Over the last few years, Duarte has approached the council on several occasions asking for funds to fix major portions of the waste treatment facility. If and when all eight RBCs return online, it will be the first time since the late 1980s that the plant has been fully functioning, he noted.

The project will require the removal of the plant’s roof in order to access the RBCs, and the public works officials would look into options for how the roof should be replaced. Duarte suggested constructing a roof structure that resembles a Quonset hut to cover the units, which would save close to $500,000.

Duarte said the most recent issue at the plant involves its ability to meet required nitrogen removal levels.

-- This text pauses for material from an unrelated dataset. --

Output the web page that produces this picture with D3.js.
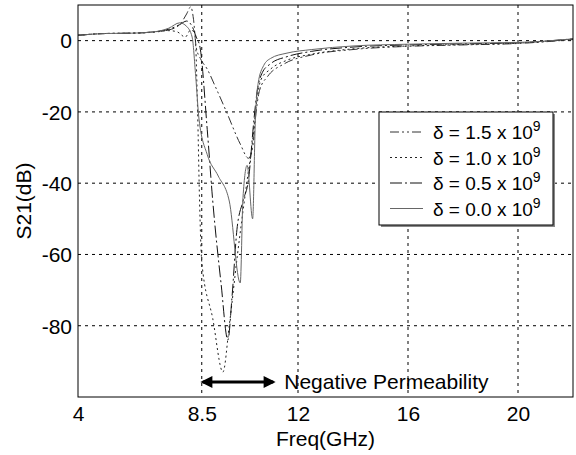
<!DOCTYPE html>
<html><head><meta charset="utf-8">
<script src="https://cdn.jsdelivr.net/npm/d3@7"></script>
<style>body{margin:0;background:#fff}svg{display:block}text{font-family:"Liberation Sans",Arial,sans-serif;fill:#000}</style>
</head><body>
<svg id="c" width="576" height="455"></svg>
<script>
// ---- data ----
const xTicks = [4, 8.5, 12, 16, 20];
const yTicks = [0, -20, -40, -60, -80];
const seriesNames = ["1.5", "1.0", "0.5", "0.0"];

const freq15 = [4, 5, 6, 6.8, 7.3, 7.7, 7.95, 8.1, 8.2, 8.3, 8.45, 8.7, 9.0, 9.4, 9.9, 10.2, 10.35, 10.45, 10.6, 10.9, 11.5, 12.5, 14, 16, 18, 20, 22];
const s21_15  = [1.5, 2.0, 2.1, 2.5, 3.0, 4.5, 7.5, 9.5, 6, -2, -5, -8, -13, -20, -29, -33, -30, -22, -14, -10, -6.5, -4, -2.5, -1.6, -1.2, -0.8, 0.3];

const freq10 = [4, 5, 6, 6.8, 7.3, 7.6, 7.9, 8.1, 8.25, 8.35, 8.42, 8.5, 8.9, 9.27, 9.5, 9.8, 10.1, 10.35, 10.5, 10.65, 11, 11.6, 12.5, 14, 16, 18, 20, 22];
const s21_10  = [1.5, 2.0, 2.1, 2.4, 2.8, 2.5, 1.0, 3.0, 2, -20, -45, -62, -78, -93, -80, -60, -42, -28, -17, -11, -8, -5.5, -3.8, -2.3, -1.5, -1.1, -0.7, 0.4];

const freq05 = [4, 5, 6, 6.8, 7.3, 7.7, 7.95, 8.15, 8.3, 8.44, 8.7, 8.9, 9.2, 9.45, 9.6, 9.78, 10.0, 10.2, 10.4, 10.5, 10.7, 11, 11.6, 12.5, 14, 16, 18, 20, 22];
const s21_05  = [1.5, 2.0, 2.1, 2.5, 3.2, 4.5, 5.5, 4, 1, -2, -25, -45, -68, -84, -72, -53, -45, -39, -22, -15, -9, -6.5, -4.5, -3, -1.8, -1.2, -0.9, -0.6, 0.5];

const freq00 = [4, 5, 6, 6.8, 7.3, 7.7, 7.95, 8.15, 8.28, 8.4, 8.7, 9.1, 9.5, 9.9, 10.0, 10.15, 10.35, 10.45, 10.55, 10.75, 11, 11.6, 12.5, 14, 16, 18, 20, 22];
const s21_00  = [1.5, 2.0, 2.1, 2.5, 3.5, 5, 4, 1, -10, -22, -32, -38, -45, -68, -44, -35, -50, -22, -12, -7, -5, -3.5, -2.5, -1.5, -1, -0.7, -0.5, 0.5];

const bandStart = 8.5, bandEnd = 11.1;
// ----------------

const svg = d3.select("#c");
const L = 78, R = 573, T = 5, B = 397;
const x = d3.scaleLinear().domain([4, 22]).range([L, R]);
const y = d3.scaleLinear().domain([-100, 10]).range([B, T]);

svg.append("defs").append("clipPath").attr("id","clip")
  .append("rect").attr("x",L).attr("y",T).attr("width",R-L).attr("height",B-T);

// grid
const g = svg.append("g");
g.selectAll(".vg").data(xTicks.slice(1)).join("line")
  .attr("x1",d=>x(d)).attr("x2",d=>x(d)).attr("y1",T).attr("y2",B)
  .attr("stroke","#000").attr("stroke-width",1).attr("stroke-dasharray","3,4");
g.selectAll(".hg").data(yTicks).join("line")
  .attr("y1",d=>y(d)).attr("y2",d=>y(d)).attr("x1",L).attr("x2",R)
  .attr("stroke","#000").attr("stroke-width",1).attr("stroke-dasharray","3,4");

// axes
const xAxis = d3.axisBottom(x).tickValues(xTicks).tickSize(0).tickPadding(9).tickFormat(d=>String(d));
const yAxis = d3.axisLeft(y).tickValues(yTicks).tickSize(0).tickPadding(6).tickFormat(d=>String(d));
const gx = svg.append("g").attr("transform",`translate(0,${B})`).call(xAxis);
const gy = svg.append("g").attr("transform",`translate(${L},0)`).call(yAxis);
[gx,gy].forEach(a=>{a.select(".domain").remove(); a.selectAll("text").style("font-size","21px").style("font-family","Liberation Sans, Arial, sans-serif").attr("fill","#000");});
gx.selectAll("text").attr("dy","0.71em");
gy.selectAll("text").attr("dy","0.35em");

// series
const series = [
  {name:"1.5", f:freq15, v:s21_15, dash:"9,3,2,3,2,3", color:"#333", w:1},
  {name:"1.0", f:freq10, v:s21_10, dash:"2,3", color:"#222", w:1},
  {name:"0.5", f:freq05, v:s21_05, dash:"12,3,2,3", color:"#111", w:1},
  {name:"0.0", f:freq00, v:s21_00, dash:null, color:"#666", w:1}
];
const line = d3.line().x(d=>x(d[0])).y(d=>y(d[1])).curve(d3.curveMonotoneX);
const pg = svg.append("g").attr("clip-path","url(#clip)");
series.forEach(s=>{
  pg.append("path").datum(d3.zip(s.f, s.v)).attr("d",line)
    .attr("fill","none").attr("stroke",s.color).attr("stroke-width",s.w)
    .attr("stroke-dasharray",s.dash);
});

// box
svg.append("rect").attr("x",L).attr("y",T).attr("width",R-L).attr("height",B-T)
  .attr("fill","none").attr("stroke","#000").attr("stroke-width",1);

// labels
svg.append("text").attr("x",(L+R)/2).attr("y",446).attr("text-anchor","middle")
  .style("font-size","21px").text("Freq(GHz)");
svg.append("text").attr("transform",`translate(31,${(T+B)/2}) rotate(-90)`).attr("text-anchor","middle")
  .style("font-size","21px").text("S21(dB)");

// arrow
const defs = svg.select("defs");
defs.append("marker").attr("id","ah").attr("viewBox","0 0 10 10").attr("refX",8).attr("refY",5)
  .attr("markerWidth",5).attr("markerHeight",4).attr("orient","auto-start-reverse")
  .append("path").attr("d","M0,0L10,5L0,10z").attr("fill","#000");
const ay = 382;
svg.append("line").attr("x1",x(bandStart)+1).attr("x2",x(bandEnd)).attr("y1",ay).attr("y2",ay)
  .attr("stroke","#000").attr("stroke-width",3)
  .attr("marker-start","url(#ah)").attr("marker-end","url(#ah)");
svg.append("text").attr("x",x(bandEnd)+11).attr("y",ay+7).style("font-size","21px").text("Negative Permeability");

// legend
const lg = svg.append("g");
lg.append("rect").attr("x",381).attr("y",114).attr("width",174).attr("height",113).attr("fill","#888");
lg.append("rect").attr("x",379).attr("y",112).attr("width",174).attr("height",113)
  .attr("fill","#fff").attr("stroke","#000").attr("stroke-width",1);
series.forEach((s,i)=>{
  const yy = 132 + i*25.5;
  lg.append("line").attr("x1",390).attr("x2",423).attr("y1",yy).attr("y2",yy)
    .attr("stroke",s.color).attr("stroke-width",1).attr("stroke-dasharray",s.dash);
  const t = lg.append("text").attr("x",433).attr("y",yy+7).style("font-size","19px");
  t.append("tspan").text(`δ = ${s.name} x 10`);
  t.append("tspan").attr("dy",-8).style("font-size","14px").text("9");
});
</script>
</body></html>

The plant has gone three months without achieving its removal goal, he said.

Typically, that would trigger a letter of deficiency – or possibly a consent order – from the state Department of Environmental Management and a request to bring the plant into compliance. Fines could also be levied if the plant isn’t up to code, with penalties as high as $25,000 per day.

However, Duarte said there have been good faith efforts made by the town to maintain the plant, which could keep the community in the clear as long as state environmental regulators are kept apprised of all issues at the facility.

The time needed to complete the repairs will be as extensive as the refurbishment, so timing is “crucial,” Duarte said. The design phase alone will take approximately six months, with the construction lasting between six months to a year, he added.

Vespia confirmed that the deadline to submit a referendum question to the Board of Elections is in November. The council is expected to vote on the special election date and a possible referendum question Sept. 28.